Cop-stop bill is ‘paperwork over justice’ in crime fight
Three Big Apple mothers whose children were killed in senseless bursts of gun violence have begged the City Council not to override Mayor Adams’ veto of the controversial cop-stops bill that critics say would drown the NYPD in paperwork and slow investigations.
Heartbroken moms Eva Hendricks, Yanely Henriquez and Yahisha Gomez — who each lost a child in stray-bullet shootings — wrote to Council Speaker Adrienne Adams detailing why the How Many Stops Act would have derailed the NYPD’s pursuit of their kids’ alleged killers.
“I’m not sure if you have ever felt the pain that my family has in the aftermath of this unspeakable tragedy, but the thought of officers having to slow down or waste time filling out paperwork, while this individual is out there potentially committing more crime, makes me sick to my stomach,” wrote Hendricks, whose son, Brendon Hendricks, 17, was shot dead in The Bronx in June 2020.
“Is the idea to prioritize paperwork over justice?” the distraught mom asked in the letter, obtained by The Post.
The legislation, which demands that cops record demographic information about nearly everyone they speak to — would have uselessly delayed the urgent investigation into who was responsible for the promising Bronx hoops star’s death, she wrote.
“If those officers had to stop and complete paperwork after each time that they spoke to one of the hundreds of people they encountered during their time trying to find the perpetrator, wasting those precious moments, we may have never found the person responsible, and they could still be out on the street to this day tearing apart other families like he did ours,” Hendricks wrote in her emotional treatise.
The council will likely vote to override Adams’ veto Tuesday, brushing aside his concerns that the bill will mire cops in a torrent of paperwork when they should be out solving crimes.
City Hall showdown
It’s not clear if the letters — each dated Jan. 29 — will dissuade the speaker from pursuing the override vote, the fight over which has often devolved into a petty battle between City Hall and the Democratic-led council.
But the three missives could tug at even the most hardened politician’s heartstrings — such as when Gomez lamented how the bill could deny justice for families like hers, which endured the killing of Bronx 11-year-old Kyara Tay by mopedborne gunmen in May 2022.
“We don’t need [police] wasting time documenting that this individual who didn’t have any information to provide was a black male, or a stylish female, or their age, or ethnicity,” she wrote.
“That is not going to help deliver justice for my family,” she said. “But continuing to get helpful information during the precious seconds and minutes immediately following an incident can — and in my case, did.”
Henriquez — whose 16-year-old daughter Angellyh Yambo was killed in April 2022 after getting caught in gunfight crossfire near her South Bronx high school — expressed similar sentiments.
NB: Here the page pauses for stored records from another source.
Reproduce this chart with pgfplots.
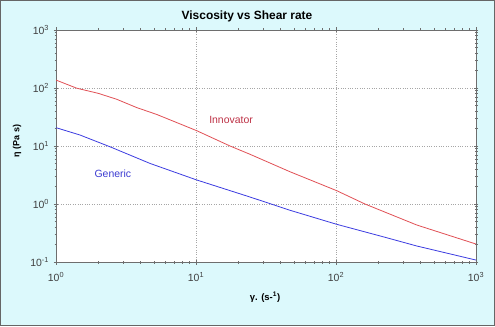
\documentclass[border=0pt]{standalone}
\usepackage{pgfplots}
\pgfplotsset{compat=1.18}
\usepackage{fontspec}
\setmainfont{Liberation Sans}
\definecolor{bgc}{RGB}{220,249,252}
\definecolor{redl}{RGB}{225,80,85}
\definecolor{redt}{RGB}{190,50,70}
\definecolor{bluel}{RGB}{60,60,225}
\definecolor{bluet}{RGB}{60,60,210}
\definecolor{axc}{RGB}{110,110,110}
\begin{document}
\begin{tikzpicture}[x=1bp,y=1bp]
\fill[bgc] (0,0) rectangle (495,326);
\draw[gray!80!black,line width=1.2bp] (0.6,0.6) rectangle (494.4,325.4);
\useasboundingbox (0,0) rectangle (495,326);
\node[font=\bfseries\fontsize{12}{14}\selectfont] at (247,310) {Viscosity vs Shear rate};
\node[font=\bfseries\fontsize{9}{11}\selectfont,rotate=90] at (17,185) {η (Pa s)};
\node[font=\bfseries\fontsize{9.5}{11}\selectfont] at (265,29) {γ. (s-\textsuperscript{1})};
\begin{axis}[
  at={(56bp,64bp)}, anchor=south west,
  scale only axis, width=420bp, height=232bp,
  xmode=log, ymode=log,
  xmin=1, xmax=1000, ymin=0.1, ymax=1000,
  axis background/.style={fill=white},
  axis line style={axc, line width=0.8pt},
  xtick={1,10,100,1000}, ytick={0.1,1,10,100,1000},
  xticklabels={10\textsuperscript{0},10\textsuperscript{1},10\textsuperscript{2},10\textsuperscript{3}},
  yticklabels={10\textsuperscript{-1},10\textsuperscript{0},10\textsuperscript{1},10\textsuperscript{2},10\textsuperscript{3}},
  tick label style={font=\fontsize{10.5}{12}\selectfont, text=black!75},
  xticklabel style={yshift=-4bp},
  yticklabel style={xshift=-1bp},
  tick align=center,
  major tick length=5bp, minor tick length=3bp,
  tick style={axc, line width=0.6pt},
  xmajorgrids, ymajorgrids,
  major grid style={gray!70, dotted, line width=0.6pt},
  clip=true,
]
\addplot[redl, line width=0.8pt] coordinates {
(1,137) (1.41,99) (2.0,81) (2.71,64) (3.77,46) (5.24,35) (10.1,18.4) (17.5,10) (24.3,7.2) (46.9,3.6) (101,1.70) (161,1.0) (377,0.435) (1000,0.204)
};
\addplot[bluel, line width=0.8pt] coordinates {
(1,20.7) (1.48,15.5) (2.43,9.7) (4.7,5.0) (10.1,2.6) (24.3,1.32) (46.9,0.78) (101,0.447) (220,0.27) (377,0.189) (1000,0.108)
};
\node[text=redt, font=\fontsize{10.5}{12}\selectfont] at (axis cs:17.8,28) {Innovator};
\node[text=bluet, font=\fontsize{10.5}{12}\selectfont] at (axis cs:2.55,3.3) {Generic};
\end{axis}
\end{tikzpicture}
\end{document}
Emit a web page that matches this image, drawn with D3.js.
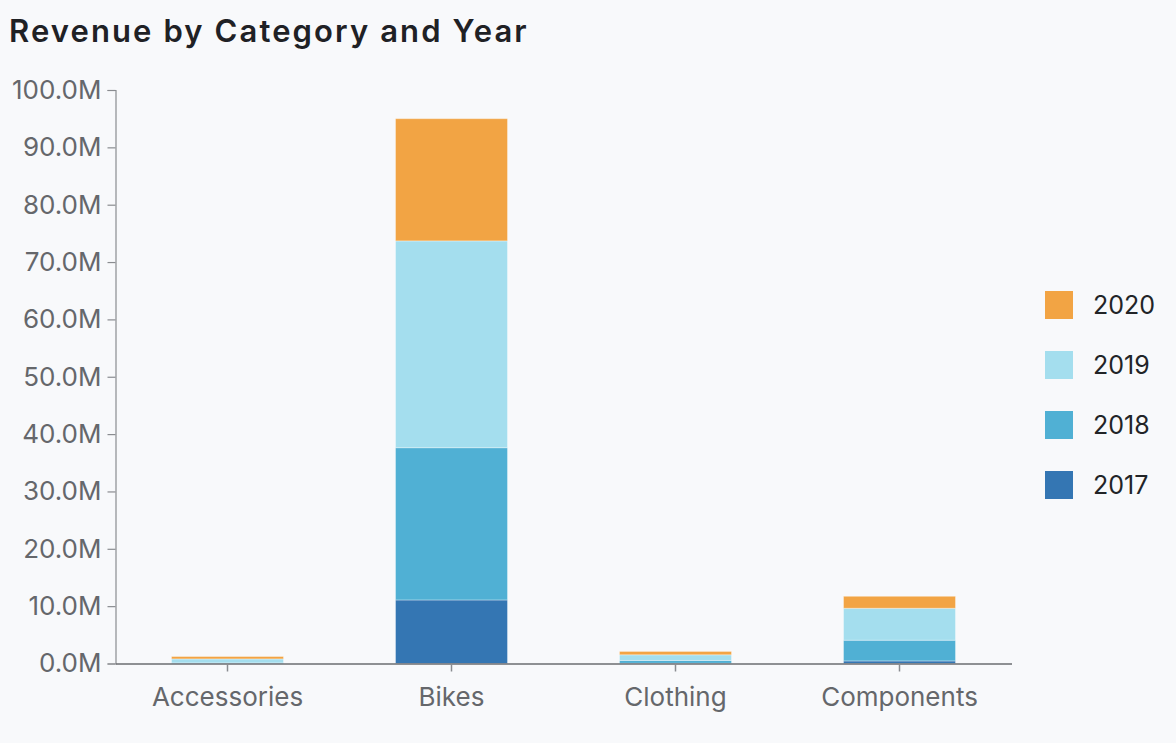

“The police officers who spent every second they could to deliver justice for my family had the perpetrator in handcuffs by 10:00 p.m. the following night,” the mom wrote.
“When I think about this legislation, I just imagine all the people that those cops had encountered and asked for the information needed to find the person responsible for this heinous act — it was a LOT of people.
“We’re talking about hundreds of people, hundreds of conversations, all in a matter of a few hours,” Henriquez noted.
“I know in my heart that this bill would have slowed the process down and potentially denied justice to my family,” she said.
Mayor Adams has railed against the bill in recent weeks for similar reasons, but Speaker Adams appears firmly entrenched in her determination to override Hizzoner’s veto.
Her office didn’t comment on the letters.